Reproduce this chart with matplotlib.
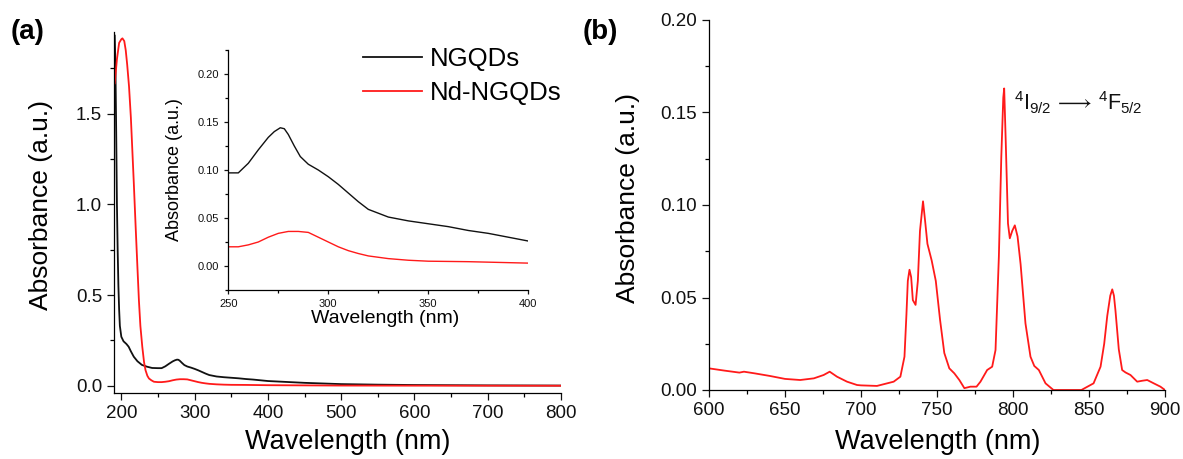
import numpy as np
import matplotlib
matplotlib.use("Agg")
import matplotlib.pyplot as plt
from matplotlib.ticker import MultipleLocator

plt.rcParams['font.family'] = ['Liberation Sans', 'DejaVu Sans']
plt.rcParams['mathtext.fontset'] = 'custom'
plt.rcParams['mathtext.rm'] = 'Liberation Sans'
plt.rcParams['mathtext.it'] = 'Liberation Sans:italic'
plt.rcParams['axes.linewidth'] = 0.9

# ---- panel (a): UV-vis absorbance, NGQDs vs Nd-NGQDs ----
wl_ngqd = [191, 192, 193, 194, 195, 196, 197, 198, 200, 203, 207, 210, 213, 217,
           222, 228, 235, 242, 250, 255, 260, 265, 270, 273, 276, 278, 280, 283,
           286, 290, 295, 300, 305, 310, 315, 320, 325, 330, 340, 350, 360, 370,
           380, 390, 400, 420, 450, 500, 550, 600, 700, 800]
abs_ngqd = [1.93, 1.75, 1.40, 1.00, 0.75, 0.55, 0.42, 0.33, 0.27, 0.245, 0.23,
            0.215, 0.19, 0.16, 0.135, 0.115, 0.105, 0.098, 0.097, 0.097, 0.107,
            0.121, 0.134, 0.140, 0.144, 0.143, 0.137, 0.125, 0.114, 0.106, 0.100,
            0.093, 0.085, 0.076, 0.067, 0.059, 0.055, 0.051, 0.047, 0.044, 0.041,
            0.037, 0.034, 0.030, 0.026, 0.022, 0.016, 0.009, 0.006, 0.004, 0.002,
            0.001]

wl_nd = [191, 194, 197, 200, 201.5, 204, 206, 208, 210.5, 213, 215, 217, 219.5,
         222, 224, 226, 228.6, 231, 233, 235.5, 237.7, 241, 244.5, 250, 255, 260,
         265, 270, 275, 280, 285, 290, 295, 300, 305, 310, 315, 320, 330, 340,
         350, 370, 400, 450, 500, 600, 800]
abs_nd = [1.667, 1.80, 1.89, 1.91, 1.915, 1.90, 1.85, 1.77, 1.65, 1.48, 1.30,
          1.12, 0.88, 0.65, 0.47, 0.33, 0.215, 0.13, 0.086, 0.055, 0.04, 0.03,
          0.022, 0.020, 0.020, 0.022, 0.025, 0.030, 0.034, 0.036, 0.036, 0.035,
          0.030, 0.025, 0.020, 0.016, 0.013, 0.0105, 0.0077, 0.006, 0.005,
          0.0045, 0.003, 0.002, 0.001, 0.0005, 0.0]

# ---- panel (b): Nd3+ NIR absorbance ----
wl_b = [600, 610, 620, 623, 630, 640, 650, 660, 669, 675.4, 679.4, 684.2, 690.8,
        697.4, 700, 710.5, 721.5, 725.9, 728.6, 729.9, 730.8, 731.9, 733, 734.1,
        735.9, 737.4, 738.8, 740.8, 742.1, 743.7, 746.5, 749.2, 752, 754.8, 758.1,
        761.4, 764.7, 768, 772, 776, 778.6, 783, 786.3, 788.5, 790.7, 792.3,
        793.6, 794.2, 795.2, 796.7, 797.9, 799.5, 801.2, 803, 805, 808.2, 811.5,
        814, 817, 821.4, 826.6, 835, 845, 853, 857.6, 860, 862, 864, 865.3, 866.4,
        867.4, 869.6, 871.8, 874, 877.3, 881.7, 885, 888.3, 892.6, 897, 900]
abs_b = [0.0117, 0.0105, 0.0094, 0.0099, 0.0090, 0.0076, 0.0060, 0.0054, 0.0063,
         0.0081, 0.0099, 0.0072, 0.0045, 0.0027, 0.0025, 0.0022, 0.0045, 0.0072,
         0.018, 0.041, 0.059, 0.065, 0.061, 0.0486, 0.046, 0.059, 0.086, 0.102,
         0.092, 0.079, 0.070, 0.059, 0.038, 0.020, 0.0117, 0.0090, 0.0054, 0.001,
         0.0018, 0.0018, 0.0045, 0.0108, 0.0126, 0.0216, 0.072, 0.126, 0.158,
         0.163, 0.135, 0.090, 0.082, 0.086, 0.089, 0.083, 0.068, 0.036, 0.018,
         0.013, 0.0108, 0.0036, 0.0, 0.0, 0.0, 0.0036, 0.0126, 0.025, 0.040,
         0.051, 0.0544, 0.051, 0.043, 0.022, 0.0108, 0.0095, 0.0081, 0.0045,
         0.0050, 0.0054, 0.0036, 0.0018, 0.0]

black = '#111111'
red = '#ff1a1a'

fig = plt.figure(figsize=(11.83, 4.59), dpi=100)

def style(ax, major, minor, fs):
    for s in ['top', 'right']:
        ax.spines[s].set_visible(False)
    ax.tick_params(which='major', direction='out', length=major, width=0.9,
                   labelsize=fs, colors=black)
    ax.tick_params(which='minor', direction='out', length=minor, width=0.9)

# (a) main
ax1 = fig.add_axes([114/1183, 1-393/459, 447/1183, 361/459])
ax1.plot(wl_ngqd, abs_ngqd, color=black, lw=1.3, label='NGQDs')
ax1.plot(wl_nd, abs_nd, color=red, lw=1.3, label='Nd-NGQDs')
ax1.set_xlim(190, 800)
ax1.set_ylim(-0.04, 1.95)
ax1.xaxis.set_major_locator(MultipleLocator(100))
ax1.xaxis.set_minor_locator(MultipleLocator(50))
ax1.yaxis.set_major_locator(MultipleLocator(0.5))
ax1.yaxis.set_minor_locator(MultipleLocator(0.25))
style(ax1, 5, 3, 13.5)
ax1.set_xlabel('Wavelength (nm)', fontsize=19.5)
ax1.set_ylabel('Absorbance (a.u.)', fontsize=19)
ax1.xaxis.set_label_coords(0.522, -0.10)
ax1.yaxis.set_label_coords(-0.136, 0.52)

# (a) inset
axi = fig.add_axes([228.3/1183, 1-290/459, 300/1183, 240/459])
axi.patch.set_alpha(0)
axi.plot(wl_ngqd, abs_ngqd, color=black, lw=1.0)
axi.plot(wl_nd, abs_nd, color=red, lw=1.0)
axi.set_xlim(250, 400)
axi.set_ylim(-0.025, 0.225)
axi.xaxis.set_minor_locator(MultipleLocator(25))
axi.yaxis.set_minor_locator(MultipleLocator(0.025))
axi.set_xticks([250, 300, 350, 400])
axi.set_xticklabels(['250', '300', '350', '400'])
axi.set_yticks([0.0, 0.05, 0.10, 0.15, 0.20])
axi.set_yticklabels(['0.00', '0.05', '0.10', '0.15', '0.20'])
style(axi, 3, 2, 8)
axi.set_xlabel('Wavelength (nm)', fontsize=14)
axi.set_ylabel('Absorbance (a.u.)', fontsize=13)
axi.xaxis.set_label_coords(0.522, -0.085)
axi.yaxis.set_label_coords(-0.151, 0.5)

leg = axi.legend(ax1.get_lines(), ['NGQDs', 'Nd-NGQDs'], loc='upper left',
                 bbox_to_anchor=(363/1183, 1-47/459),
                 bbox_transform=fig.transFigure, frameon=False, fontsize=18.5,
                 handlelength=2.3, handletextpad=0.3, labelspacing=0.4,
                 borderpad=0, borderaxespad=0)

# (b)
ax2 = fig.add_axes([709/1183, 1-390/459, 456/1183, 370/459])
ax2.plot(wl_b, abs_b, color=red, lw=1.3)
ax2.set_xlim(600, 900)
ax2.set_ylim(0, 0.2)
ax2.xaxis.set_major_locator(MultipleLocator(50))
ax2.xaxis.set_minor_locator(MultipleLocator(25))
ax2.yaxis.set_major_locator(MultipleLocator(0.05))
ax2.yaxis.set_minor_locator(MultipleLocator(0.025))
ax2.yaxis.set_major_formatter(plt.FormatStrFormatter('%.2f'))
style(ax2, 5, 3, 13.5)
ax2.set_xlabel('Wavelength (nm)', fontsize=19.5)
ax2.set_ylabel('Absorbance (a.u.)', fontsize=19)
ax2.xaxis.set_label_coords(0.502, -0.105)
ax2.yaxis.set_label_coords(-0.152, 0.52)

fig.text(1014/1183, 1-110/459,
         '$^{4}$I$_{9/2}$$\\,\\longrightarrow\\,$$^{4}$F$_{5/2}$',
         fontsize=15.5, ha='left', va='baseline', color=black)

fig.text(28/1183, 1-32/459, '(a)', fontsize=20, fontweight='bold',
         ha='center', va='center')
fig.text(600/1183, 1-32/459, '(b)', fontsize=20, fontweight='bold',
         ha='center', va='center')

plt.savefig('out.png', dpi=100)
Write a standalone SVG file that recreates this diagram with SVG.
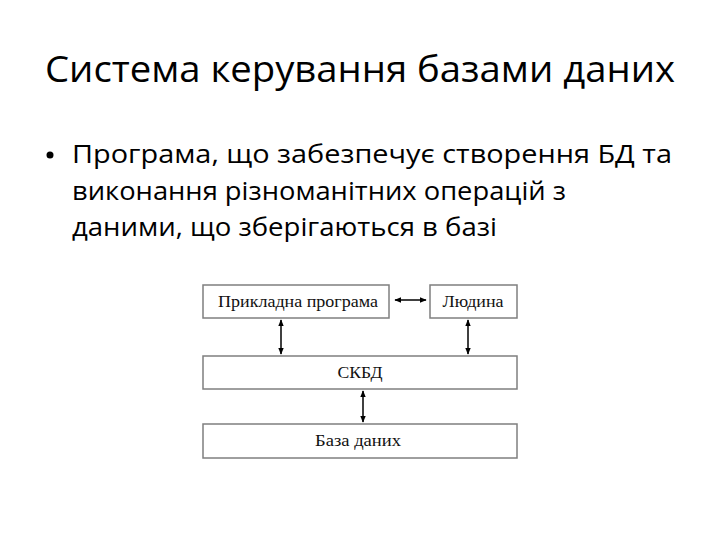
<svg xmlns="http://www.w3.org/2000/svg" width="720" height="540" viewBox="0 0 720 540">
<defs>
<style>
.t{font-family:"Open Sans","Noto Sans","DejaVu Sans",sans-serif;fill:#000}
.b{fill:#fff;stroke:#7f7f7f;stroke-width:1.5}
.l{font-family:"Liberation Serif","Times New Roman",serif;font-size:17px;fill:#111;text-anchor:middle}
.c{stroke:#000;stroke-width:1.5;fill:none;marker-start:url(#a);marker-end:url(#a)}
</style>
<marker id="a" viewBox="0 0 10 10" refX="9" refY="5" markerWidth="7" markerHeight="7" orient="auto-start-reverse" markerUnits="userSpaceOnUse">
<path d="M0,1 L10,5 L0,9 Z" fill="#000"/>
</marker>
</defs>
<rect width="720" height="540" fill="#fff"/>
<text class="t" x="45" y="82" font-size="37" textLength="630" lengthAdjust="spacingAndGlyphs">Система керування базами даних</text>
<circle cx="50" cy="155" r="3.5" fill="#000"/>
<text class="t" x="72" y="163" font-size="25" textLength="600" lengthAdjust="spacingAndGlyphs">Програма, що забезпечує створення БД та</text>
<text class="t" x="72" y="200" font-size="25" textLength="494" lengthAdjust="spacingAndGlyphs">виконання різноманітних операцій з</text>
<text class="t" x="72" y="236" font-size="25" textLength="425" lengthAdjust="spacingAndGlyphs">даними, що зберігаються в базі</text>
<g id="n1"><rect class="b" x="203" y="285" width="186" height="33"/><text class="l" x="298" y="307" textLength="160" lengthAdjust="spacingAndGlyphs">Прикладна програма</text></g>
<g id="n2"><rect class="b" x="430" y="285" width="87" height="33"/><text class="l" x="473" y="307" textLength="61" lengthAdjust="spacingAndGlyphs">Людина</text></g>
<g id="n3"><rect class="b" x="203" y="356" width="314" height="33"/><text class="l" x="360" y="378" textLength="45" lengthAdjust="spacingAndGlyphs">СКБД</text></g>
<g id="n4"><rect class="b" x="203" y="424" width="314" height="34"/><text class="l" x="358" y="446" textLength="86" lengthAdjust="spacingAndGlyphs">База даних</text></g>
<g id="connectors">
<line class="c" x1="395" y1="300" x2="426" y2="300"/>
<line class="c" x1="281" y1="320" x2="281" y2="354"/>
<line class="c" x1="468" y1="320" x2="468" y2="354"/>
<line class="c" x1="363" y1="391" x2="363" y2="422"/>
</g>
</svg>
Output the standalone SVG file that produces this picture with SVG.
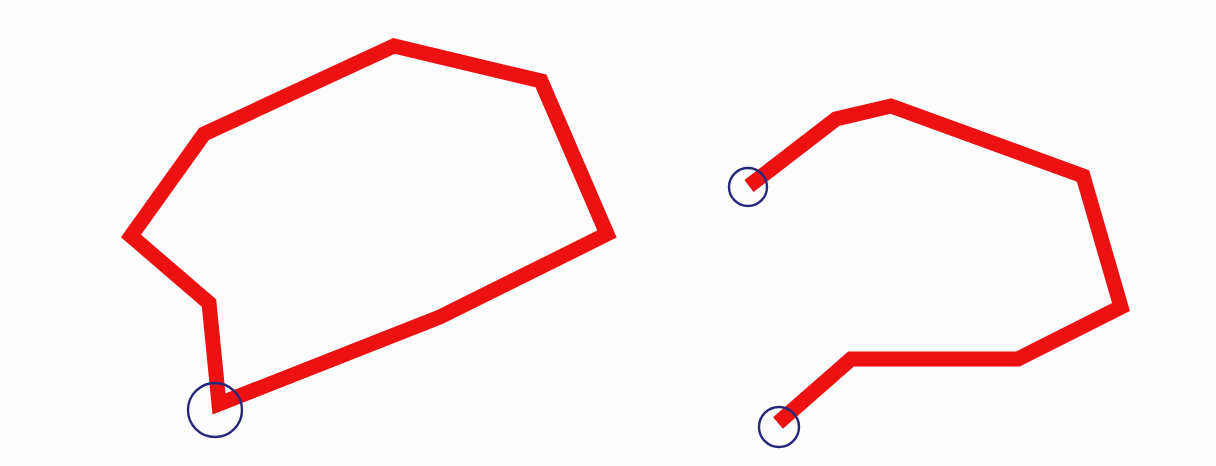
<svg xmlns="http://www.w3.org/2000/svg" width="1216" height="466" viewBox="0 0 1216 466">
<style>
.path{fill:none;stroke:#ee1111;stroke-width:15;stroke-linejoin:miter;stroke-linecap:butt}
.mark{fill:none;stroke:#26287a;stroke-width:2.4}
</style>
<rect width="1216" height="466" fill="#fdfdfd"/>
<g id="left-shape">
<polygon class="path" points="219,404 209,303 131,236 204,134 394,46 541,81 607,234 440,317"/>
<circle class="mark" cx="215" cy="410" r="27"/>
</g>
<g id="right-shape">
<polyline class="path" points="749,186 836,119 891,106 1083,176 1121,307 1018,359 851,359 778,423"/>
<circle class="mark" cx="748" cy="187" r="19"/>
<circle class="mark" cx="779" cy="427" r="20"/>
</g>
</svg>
============================================================
■ **WORK TO DO**: Quote the records above exactly, from the first line through the line containing "0.0045, 0.003, 0.002, 0.001, 0.0005, 0.0]", and leave out the pictures.

■ **TASK RESPONSE**:
Reproduce this chart with matplotlib.
import numpy as np
import matplotlib
matplotlib.use("Agg")
import matplotlib.pyplot as plt
from matplotlib.ticker import MultipleLocator

plt.rcParams['font.family'] = ['Liberation Sans', 'DejaVu Sans']
plt.rcParams['mathtext.fontset'] = 'custom'
plt.rcParams['mathtext.rm'] = 'Liberation Sans'
plt.rcParams['mathtext.it'] = 'Liberation Sans:italic'
plt.rcParams['axes.linewidth'] = 0.9

# ---- panel (a): UV-vis absorbance, NGQDs vs Nd-NGQDs ----
wl_ngqd = [191, 192, 193, 194, 195, 196, 197, 198, 200, 203, 207, 210, 213, 217,
           222, 228, 235, 242, 250, 255, 260, 265, 270, 273, 276, 278, 280, 283,
           286, 290, 295, 300, 305, 310, 315, 320, 325, 330, 340, 350, 360, 370,
           380, 390, 400, 420, 450, 500, 550, 600, 700, 800]
abs_ngqd = [1.93, 1.75, 1.40, 1.00, 0.75, 0.55, 0.42, 0.33, 0.27, 0.245, 0.23,
            0.215, 0.19, 0.16, 0.135, 0.115, 0.105, 0.098, 0.097, 0.097, 0.107,
            0.121, 0.134, 0.140, 0.144, 0.143, 0.137, 0.125, 0.114, 0.106, 0.100,
            0.093, 0.085, 0.076, 0.067, 0.059, 0.055, 0.051, 0.047, 0.044, 0.041,
            0.037, 0.034, 0.030, 0.026, 0.022, 0.016, 0.009, 0.006, 0.004, 0.002,
            0.001]

wl_nd = [191, 194, 197, 200, 201.5, 204, 206, 208, 210.5, 213, 215, 217, 219.5,
         222, 224, 226, 228.6, 231, 233, 235.5, 237.7, 241, 244.5, 250, 255, 260,
         265, 270, 275, 280, 285, 290, 295, 300, 305, 310, 315, 320, 330, 340,
         350, 370, 400, 450, 500, 600, 800]
abs_nd = [1.667, 1.80, 1.89, 1.91, 1.915, 1.90, 1.85, 1.77, 1.65, 1.48, 1.30,
          1.12, 0.88, 0.65, 0.47, 0.33, 0.215, 0.13, 0.086, 0.055, 0.04, 0.03,
          0.022, 0.020, 0.020, 0.022, 0.025, 0.030, 0.034, 0.036, 0.036, 0.035,
          0.030, 0.025, 0.020, 0.016, 0.013, 0.0105, 0.0077, 0.006, 0.005,
          0.0045, 0.003, 0.002, 0.001, 0.0005, 0.0]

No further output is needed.